GIVEN TASK: Your output is the lines from the first one to the one containing "cbar_ticks = [1, 2, 3, 4, 5, 6, 7, 8, 9, 10]", repeated exactly, with images left out.
Begin
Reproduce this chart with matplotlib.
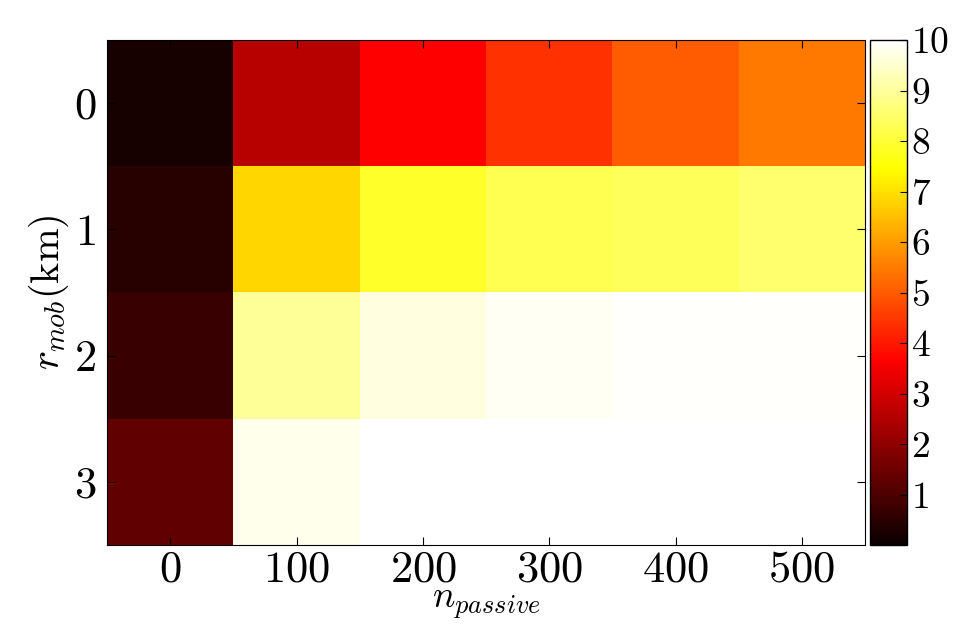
import matplotlib
matplotlib.use("Agg")
import matplotlib.pyplot as plt
import numpy as np

n_passive = [0, 100, 200, 300, 400, 500]
r_mob = [0, 1, 2, 3]
values = [
    [0.2, 2.6, 3.65, 4.4, 5.0, 5.45],
    [0.43, 6.85, 7.86, 8.25, 8.35, 8.55],
    [0.72, 8.95, 9.65, 9.85, 9.93, 9.93],
    [1.29, 9.8, 10.0, 10.0, 10.0, 10.0],
]
cbar_ticks = [1, 2, 3, 4, 5, 6, 7, 8, 9, 10]

plt.rcParams['mathtext.fontset'] = 'cm'
plt.rcParams['font.family'] = 'serif'
plt.rcParams['font.serif'] = ['cmr10', 'DejaVu Serif']
plt.rcParams['axes.formatter.use_mathtext'] = True

fig = plt.figure(figsize=(9.57, 6.25), dpi=100)
ax = fig.add_axes([0.112, 0.128, 0.792, 0.808])
cax = fig.add_axes([0.909, 0.128, 0.039, 0.808])

data = np.array(values)
dx = n_passive[1] - n_passive[0]
im = ax.imshow(data, cmap='hot', vmin=0, vmax=10, aspect='auto',
               interpolation='nearest',
               extent=[n_passive[0] - dx / 2, n_passive[-1] + dx / 2,
                       r_mob[-1] + 0.5, r_mob[0] - 0.5])
ax.set_xticks(n_passive)
ax.set_xticklabels([f"${v}$" for v in n_passive])
ax.set_yticks(r_mob)
ax.set_yticklabels([f"${v}$" for v in r_mob])
ax.tick_params(direction='in', top=True, right=True, labelsize=32, length=6)
ax.tick_params(axis='x', pad=4)
ax.tick_params(axis='y', pad=8)
ax.set_xlabel(r"$n_{passive}$", fontsize=27, labelpad=-2)
ax.set_ylabel(r"$r_{mob}(\mathrm{km})$", fontsize=29, labelpad=2)

cb = fig.colorbar(im, cax=cax, ticks=cbar_ticks)
cb.ax.set_yticklabels([f"${v}$" for v in cbar_ticks])
cb.ax.tick_params(direction='in', labelsize=27, length=5, pad=3)
cb.outline.set_linewidth(1.0)

fig.savefig("out.png", dpi=100)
End
RESPONSE:
Reproduce this chart with matplotlib.
import matplotlib
matplotlib.use("Agg")
import matplotlib.pyplot as plt
import numpy as np

n_passive = [0, 100, 200, 300, 400, 500]
r_mob = [0, 1, 2, 3]
values = [
    [0.2, 2.6, 3.65, 4.4, 5.0, 5.45],
    [0.43, 6.85, 7.86, 8.25, 8.35, 8.55],
    [0.72, 8.95, 9.65, 9.85, 9.93, 9.93],
    [1.29, 9.8, 10.0, 10.0, 10.0, 10.0],
]
cbar_ticks = [1, 2, 3, 4, 5, 6, 7, 8, 9, 10]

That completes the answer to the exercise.